Your comments are excellent.
I'm set to start law school in the Fall at Pittsburgh and I'm saddened that perhaps my class will not be as diverse as it could be.
I find it curious that I (a recent grad from the Univ. of Michigan with an English major) should be considered the same way as, for instance, an older established professional. It almost borders on the absurd.
BTW, another idea for reforming USN's rankings might be to make their reputation scores more consistent, year after year -- especially since they matter so much. Better collection of the data is crucial. And perhaps they might consider the idea of counting weighing new data against previous data, to give data that might be in error (there is, no doubt, some margin of error) some moderation. My suggestion would be to, for instance, weigh a current year's reputation data twice as much as the last year's. And then weigh a third year's data half as much as the data for last year. Alas, when rankings change it sells magazines. So perhaps USN would have little patience for anything that might maintain a higher level of consistency and quality in their rankings.

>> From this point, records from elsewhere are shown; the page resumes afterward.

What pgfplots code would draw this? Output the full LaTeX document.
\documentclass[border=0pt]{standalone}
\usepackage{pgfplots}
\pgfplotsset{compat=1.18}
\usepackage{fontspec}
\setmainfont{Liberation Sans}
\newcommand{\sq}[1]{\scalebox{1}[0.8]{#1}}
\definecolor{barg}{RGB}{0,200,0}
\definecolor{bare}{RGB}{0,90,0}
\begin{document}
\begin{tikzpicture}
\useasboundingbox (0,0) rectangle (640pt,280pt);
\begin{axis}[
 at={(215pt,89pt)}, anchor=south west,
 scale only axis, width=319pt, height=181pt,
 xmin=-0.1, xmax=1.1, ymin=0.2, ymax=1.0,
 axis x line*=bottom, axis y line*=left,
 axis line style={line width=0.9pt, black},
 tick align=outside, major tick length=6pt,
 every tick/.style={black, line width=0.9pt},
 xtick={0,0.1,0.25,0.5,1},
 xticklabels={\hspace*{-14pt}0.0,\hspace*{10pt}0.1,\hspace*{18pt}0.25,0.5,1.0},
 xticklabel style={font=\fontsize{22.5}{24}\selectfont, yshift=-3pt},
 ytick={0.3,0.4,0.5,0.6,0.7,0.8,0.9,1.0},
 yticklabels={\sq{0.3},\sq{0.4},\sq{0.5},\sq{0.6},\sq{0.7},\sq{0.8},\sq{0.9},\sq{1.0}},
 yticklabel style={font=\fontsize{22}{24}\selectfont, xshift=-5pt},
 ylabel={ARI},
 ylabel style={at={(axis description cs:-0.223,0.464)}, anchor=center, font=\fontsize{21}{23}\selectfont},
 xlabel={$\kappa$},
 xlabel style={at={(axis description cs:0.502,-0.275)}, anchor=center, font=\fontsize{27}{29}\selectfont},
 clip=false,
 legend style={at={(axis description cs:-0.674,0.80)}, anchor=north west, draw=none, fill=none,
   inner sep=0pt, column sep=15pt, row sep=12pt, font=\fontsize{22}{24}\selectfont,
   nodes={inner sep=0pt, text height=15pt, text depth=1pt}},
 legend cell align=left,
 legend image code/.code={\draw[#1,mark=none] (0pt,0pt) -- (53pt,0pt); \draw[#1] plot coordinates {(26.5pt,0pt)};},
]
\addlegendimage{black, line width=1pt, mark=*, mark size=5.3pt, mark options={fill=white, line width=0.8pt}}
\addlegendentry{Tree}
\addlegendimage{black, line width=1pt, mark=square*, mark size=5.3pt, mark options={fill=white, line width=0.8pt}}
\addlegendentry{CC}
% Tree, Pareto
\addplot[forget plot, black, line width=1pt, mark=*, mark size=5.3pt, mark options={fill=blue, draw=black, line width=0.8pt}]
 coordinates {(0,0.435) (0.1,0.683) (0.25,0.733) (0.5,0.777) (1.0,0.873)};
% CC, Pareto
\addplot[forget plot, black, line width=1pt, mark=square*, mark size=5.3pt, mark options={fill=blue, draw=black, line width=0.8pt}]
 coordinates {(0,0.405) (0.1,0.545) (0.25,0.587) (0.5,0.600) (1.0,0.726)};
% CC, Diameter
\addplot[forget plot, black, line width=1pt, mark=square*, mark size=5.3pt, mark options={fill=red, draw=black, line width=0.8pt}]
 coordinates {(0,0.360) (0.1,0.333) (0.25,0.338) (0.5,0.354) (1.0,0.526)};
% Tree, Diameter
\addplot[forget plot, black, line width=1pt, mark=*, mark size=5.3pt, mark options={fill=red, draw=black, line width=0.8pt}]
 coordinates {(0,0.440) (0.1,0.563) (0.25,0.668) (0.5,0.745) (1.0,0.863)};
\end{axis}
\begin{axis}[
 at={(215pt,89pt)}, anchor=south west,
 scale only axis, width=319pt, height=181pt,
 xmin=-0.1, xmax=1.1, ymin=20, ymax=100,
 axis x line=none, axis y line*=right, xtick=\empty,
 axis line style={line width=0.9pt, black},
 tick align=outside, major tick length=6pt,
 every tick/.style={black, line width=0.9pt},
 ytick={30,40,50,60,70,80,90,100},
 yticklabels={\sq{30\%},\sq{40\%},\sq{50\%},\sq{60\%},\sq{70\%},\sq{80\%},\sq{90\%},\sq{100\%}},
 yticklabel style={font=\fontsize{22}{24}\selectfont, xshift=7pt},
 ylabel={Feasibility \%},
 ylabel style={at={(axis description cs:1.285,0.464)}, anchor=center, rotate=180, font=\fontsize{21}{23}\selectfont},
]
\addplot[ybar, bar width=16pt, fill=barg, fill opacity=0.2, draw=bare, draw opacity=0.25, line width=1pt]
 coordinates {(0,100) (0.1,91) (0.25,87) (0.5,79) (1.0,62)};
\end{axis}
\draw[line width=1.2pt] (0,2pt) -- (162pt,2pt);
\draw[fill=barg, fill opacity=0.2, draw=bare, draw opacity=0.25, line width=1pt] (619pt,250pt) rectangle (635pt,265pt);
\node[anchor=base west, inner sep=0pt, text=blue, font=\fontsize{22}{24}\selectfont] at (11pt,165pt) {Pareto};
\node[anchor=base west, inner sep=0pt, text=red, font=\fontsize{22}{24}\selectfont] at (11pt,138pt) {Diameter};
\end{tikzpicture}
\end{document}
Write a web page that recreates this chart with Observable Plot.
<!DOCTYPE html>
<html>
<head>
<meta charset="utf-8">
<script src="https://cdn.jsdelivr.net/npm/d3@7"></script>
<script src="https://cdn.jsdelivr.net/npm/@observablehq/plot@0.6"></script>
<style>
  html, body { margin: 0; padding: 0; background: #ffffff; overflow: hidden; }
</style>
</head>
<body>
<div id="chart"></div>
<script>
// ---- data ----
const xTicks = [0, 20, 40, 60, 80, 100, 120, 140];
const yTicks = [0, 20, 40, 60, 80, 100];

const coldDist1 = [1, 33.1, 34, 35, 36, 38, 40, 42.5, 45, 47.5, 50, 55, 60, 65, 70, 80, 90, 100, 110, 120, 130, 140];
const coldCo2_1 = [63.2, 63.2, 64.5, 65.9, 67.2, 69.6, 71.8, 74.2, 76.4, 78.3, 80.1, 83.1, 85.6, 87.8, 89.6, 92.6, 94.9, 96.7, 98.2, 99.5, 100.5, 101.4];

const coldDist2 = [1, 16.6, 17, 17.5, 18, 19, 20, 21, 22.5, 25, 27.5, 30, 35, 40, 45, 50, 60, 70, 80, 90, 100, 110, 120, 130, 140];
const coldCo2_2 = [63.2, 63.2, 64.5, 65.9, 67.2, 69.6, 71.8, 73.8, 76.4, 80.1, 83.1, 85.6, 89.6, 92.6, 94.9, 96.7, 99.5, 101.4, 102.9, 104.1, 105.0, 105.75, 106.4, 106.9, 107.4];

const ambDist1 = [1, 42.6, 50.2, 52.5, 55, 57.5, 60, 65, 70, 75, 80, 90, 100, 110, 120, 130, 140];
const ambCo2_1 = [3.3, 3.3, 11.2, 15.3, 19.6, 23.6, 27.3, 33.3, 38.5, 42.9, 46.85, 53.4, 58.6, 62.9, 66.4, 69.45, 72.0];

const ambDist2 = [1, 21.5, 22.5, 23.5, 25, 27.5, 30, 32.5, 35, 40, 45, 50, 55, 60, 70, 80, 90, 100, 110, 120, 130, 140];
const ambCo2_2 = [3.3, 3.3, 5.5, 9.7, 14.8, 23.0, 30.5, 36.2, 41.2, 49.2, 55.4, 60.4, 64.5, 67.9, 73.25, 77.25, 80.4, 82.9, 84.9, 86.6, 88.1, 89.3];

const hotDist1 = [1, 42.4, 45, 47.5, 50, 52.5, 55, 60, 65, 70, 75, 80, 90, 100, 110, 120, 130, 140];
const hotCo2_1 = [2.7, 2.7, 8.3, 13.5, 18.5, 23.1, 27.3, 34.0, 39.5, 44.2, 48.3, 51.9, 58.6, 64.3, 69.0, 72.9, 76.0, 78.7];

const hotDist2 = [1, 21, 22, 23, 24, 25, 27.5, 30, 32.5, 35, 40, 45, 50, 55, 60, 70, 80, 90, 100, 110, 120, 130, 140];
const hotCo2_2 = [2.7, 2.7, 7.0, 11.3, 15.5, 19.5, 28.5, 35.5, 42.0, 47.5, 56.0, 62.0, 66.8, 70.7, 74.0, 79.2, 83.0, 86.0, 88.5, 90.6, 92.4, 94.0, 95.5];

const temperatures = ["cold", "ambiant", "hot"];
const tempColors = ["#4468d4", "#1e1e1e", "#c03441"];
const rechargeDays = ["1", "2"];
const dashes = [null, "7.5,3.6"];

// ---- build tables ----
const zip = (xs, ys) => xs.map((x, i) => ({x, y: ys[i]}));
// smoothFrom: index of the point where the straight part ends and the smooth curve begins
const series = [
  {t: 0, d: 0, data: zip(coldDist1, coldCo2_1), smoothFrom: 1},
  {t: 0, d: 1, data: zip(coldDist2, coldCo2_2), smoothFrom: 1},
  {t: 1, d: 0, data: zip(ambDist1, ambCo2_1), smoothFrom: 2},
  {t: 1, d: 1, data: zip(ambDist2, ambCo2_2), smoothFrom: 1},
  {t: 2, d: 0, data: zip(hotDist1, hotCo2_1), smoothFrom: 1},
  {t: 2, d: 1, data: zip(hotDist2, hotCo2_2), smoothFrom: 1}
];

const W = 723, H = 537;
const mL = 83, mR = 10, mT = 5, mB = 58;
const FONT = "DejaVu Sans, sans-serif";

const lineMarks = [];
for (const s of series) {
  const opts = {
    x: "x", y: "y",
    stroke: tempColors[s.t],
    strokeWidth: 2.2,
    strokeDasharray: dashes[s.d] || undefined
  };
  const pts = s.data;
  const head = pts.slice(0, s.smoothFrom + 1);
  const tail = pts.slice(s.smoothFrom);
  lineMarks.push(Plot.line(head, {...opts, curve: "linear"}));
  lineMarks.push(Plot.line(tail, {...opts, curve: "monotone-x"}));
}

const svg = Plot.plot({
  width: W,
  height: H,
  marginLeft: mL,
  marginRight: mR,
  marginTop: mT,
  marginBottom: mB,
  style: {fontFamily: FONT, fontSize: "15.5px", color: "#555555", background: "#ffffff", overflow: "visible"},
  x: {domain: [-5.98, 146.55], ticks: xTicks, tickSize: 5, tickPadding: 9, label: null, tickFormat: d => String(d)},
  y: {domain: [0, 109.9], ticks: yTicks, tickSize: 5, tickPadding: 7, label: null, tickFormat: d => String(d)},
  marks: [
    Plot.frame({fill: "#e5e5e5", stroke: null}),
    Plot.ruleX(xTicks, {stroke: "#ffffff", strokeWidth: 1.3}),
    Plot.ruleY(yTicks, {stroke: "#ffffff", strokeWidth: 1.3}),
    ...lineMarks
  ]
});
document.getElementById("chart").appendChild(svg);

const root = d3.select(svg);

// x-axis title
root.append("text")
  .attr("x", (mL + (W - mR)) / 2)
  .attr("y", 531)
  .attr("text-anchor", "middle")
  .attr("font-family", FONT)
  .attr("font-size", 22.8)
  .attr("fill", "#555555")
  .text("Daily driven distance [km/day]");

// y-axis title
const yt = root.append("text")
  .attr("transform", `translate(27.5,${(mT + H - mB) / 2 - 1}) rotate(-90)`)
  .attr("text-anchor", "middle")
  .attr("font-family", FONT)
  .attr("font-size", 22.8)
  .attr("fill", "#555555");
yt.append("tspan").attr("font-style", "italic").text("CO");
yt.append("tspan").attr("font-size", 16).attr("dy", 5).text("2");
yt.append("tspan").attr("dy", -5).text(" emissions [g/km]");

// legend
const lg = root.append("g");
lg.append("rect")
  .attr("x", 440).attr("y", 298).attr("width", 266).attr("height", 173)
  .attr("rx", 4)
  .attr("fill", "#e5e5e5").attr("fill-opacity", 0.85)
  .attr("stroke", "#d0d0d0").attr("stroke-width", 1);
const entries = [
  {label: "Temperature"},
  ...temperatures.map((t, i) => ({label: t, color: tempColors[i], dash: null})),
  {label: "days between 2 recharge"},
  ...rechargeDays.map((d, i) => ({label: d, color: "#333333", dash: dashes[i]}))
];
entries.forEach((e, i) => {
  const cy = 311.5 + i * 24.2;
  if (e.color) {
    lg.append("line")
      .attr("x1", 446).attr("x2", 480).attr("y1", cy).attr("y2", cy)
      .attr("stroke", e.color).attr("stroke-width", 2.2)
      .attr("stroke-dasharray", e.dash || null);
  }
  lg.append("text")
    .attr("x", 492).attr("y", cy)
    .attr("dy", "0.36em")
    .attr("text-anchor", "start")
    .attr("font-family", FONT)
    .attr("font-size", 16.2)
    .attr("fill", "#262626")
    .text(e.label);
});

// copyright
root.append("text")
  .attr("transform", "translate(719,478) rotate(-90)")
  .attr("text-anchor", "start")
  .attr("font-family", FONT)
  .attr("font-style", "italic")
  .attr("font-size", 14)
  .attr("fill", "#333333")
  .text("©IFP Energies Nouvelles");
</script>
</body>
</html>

In any case, it does bother me that schools are virtually under siege b/c of the USN rankings. The consequences can be dire if the admissions officials keep their schools rising -- or at least not falling -- in the rankings.
Rankings aren't going to just magically disappear. That's becoming apparent. But I believe law schools, future & current law students, and legal academics must either pressure USN to refine their methodology (to make it tolerable, at the very least) or come up with some ranking that can compete.
I'm still hoping that law schools will universally decide to no longer endorse the rankings. Despite all the letters from deans telling us that we should look at factors other than US News ranking, the schools themselves, as you suggest, still use US News ranking effects to determine who will be their incoming students.
This would have to be a top-down process - everyone knows that the Harvards of the law school game are great, and always will be. How about they refuse to divulge their incoming student class information to US News? It wouldn't work if it was your average tier 2 school that was the first to refuse to cooperate, since they don't have anything but their US News ranking to show students why they are better than most schools. But Harvard and the other great, famous law schools have nothing to lose by refusing to play ball with US News - they will still have their pick of the best applicants in the nation.
An alternative would be for the ABA to produce a decent set of rankings that do exactly what you've just suggested - play down LSAT, tailor GPA to the last two years of college (or only for certain 'core' pre-law classes that it wouldn't be a bad idea to make undergrads take - e.g. a government course, basic economics, writing courses, public speaking, and a course on the constitution, and perhaps a few credit hours of public service too), add categories for years of 'real world experience', higher degrees, geographic diversity, etc. Ditch the average salary category, since I think it's the most damaging one of all, and provide the rankings for free. In addition, don't do a straight numerical ranking, but rate schools in groups - national, regional, local - to prevent people from thinking that the school ranked 35 is better than the school ranked 37, when in reality, the differences are non-existant.
There's so much that can be done to fix the rankings. The real problem lies with the schools - they bray constantly about how applicants should ignore the rankings, yet they play to the rankings at every step of the way.
Wouldn't it be bordering on some sort of antitrust violation for law schools to take collective action to disrupt USN?
Perhaps I'm wrong -- perhaps they're protected by free speech laws just like individuals. Of course, I may have a better idea once I've actually become an attorney...
I just don't think one law school refusing to participate in the rankings would make a huge difference. On the other hand, if, for instance, Stanford, said they were going to refuse to take part in the rankings -- perhaps some of the other top fifteen or twenty schools would follow. Then it could virtually shut down USN until they decided to do a bit of a better job rankings schools.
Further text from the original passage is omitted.